One of the consequences of the Vietnam War was a rescission of micromanagement in leadership. Inappropriate applications of special forces had squandered too many talented people, so recon teams directed that commanders could either tell them what to do or how to do it, but not both. After being alerted with a Warning Order, the designated team would study their options, and report a brief-back on the procedure to be followed. This helped prevent mistakes, and improved operational security. Once the team was launched, it was usually beyond conventional assistance, so milcraft was premium. Getting there is crucial, but getting all the garnered intel back is even more critical. If the patrol is covert, then exfiltration can be more significant than infiltration. The whole point of being the point is not just to lallygag in the enemy's backyard; but to give the policy-makers enough information so they can point the way for further productive missions.

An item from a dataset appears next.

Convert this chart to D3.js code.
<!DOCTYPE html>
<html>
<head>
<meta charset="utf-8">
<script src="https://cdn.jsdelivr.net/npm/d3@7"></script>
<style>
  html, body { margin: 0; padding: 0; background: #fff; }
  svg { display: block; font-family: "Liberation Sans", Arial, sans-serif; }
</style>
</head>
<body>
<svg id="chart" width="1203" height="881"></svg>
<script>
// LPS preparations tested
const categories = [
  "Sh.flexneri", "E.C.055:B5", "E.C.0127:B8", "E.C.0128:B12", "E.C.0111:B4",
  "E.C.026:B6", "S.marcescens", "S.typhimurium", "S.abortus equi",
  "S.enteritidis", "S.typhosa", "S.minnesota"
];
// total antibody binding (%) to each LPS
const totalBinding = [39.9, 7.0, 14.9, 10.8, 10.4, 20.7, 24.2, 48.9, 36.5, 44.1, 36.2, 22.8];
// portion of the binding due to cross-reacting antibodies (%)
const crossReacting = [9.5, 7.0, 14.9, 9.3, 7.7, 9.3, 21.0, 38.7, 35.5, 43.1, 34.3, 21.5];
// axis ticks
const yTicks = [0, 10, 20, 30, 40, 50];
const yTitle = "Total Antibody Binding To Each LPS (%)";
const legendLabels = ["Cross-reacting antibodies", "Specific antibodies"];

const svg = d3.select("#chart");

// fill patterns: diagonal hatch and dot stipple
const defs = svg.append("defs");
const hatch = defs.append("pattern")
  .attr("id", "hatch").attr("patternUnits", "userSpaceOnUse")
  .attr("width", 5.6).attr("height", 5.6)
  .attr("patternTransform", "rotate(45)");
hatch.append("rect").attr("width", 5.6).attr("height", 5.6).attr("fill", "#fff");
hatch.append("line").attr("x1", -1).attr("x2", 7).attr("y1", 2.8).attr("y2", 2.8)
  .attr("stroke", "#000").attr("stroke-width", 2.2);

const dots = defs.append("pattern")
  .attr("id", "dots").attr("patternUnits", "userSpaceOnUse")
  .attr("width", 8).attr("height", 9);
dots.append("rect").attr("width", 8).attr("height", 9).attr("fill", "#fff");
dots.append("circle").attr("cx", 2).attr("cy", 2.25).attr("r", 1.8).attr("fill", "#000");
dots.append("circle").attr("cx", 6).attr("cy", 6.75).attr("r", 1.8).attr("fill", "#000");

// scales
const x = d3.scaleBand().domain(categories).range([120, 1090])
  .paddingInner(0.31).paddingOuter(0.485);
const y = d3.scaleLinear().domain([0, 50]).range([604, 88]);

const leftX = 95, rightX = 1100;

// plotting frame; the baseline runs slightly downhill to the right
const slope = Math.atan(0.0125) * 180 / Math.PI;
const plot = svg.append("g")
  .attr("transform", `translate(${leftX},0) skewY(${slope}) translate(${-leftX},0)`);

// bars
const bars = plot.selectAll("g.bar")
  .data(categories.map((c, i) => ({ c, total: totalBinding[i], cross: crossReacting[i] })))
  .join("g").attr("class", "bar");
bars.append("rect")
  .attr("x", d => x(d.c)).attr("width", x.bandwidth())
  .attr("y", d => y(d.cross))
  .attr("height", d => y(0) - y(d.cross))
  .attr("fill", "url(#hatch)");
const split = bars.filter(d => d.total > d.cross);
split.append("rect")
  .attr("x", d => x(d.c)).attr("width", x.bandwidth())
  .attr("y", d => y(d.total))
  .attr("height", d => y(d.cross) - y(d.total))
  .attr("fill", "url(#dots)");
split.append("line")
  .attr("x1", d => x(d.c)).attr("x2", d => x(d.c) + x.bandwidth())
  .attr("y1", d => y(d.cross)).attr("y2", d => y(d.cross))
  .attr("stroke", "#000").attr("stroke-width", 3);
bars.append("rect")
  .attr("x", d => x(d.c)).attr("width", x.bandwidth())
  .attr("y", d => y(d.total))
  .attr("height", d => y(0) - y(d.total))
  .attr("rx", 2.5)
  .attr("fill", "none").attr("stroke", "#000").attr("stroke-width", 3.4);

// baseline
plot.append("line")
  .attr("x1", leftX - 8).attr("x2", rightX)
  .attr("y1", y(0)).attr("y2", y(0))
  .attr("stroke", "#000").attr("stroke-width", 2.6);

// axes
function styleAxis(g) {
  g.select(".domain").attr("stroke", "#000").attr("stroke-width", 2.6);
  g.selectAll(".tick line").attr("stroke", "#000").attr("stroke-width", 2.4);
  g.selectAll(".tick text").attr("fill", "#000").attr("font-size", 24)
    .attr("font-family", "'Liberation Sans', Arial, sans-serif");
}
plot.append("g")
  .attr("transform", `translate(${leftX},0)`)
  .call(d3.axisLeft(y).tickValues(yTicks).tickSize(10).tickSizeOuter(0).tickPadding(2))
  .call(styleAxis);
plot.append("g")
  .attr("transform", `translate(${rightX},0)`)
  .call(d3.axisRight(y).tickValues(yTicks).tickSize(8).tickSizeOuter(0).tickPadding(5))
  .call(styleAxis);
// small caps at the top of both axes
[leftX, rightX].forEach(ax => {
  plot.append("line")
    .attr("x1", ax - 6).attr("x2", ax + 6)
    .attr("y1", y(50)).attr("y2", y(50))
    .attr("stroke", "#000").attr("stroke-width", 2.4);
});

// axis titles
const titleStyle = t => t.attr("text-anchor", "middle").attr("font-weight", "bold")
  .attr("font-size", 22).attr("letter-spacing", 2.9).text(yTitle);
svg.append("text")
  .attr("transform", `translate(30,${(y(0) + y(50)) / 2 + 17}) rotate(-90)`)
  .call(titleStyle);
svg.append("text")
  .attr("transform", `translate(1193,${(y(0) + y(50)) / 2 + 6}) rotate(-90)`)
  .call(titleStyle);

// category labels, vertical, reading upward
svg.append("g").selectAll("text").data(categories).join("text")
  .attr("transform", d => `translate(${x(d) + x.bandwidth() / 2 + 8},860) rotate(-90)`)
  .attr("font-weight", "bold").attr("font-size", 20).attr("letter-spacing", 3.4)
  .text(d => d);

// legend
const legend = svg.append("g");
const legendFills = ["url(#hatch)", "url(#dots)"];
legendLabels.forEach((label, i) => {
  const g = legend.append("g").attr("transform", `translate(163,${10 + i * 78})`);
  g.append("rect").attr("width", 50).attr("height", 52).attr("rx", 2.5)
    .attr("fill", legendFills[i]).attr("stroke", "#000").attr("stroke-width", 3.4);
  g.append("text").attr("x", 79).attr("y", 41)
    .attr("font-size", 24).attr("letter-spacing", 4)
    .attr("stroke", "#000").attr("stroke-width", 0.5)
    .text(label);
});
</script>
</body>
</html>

Once on their patch of ground, the recon team moves very slowly and carefully. They stop frequently to look around and listen out. The pointman can't worry about pace or speed ... he must concentrate on being undetected and unnoticed. They search for enemy sign or movement, so they'll reach their objective. The pointman can't worry about direction ... the team's slackman serves as navigator. They break a trail through their area without disturbing the terrain ... they want to leave as little sign as possible of their passage for discovery by counter-recon trackers. The pointman can't worry about the back-trail ... the team's dragman serves as rear security and route sterilizer.
The process of lightfooting their way into unknown land is both a physical and emotional ordeal. The pointman will check the ground before taking a step, will examine foliage for tampering, will look overhead for traps or giveaways. Each member will scope his zone, and overlap with his cohorts. Each act will be repeated thousands of times, and it must be as fresh as the first time every time it's executed. Casualties occur and missions fail when teammates look without seeing. Members will only communicate with hand-signals or finger-talk, because there's nothing in the wilderness more unnatural than speech. At irregular intervals, they'll buttonhook to clear their back-trail, and to ambush any trackers. Each evening they'll scout a Remain Over-Night position, and fallback to it only when fully dark. Rally points will be designated so the team can reassemble if they become separated during detection. If they're surprised by ambush, they'll break contact and evade. They can survive indefinitely without resupply. Escape is just another form of surreptitious walking.
Reconnaissance demands superior physiology and abnormal fitness, but the specimen applicants invariably exhibit marked altruism. Some want to be the surety against perils, to be the catcher in the rye. Some want to be the guardians of expertise, to be the soldier priests who preserve the true faith and allegiance. Being pointman is not just taking the lead in the right direction, it's walking the shadow-line, so everyone who follows will have a better chance in the Valley of Death.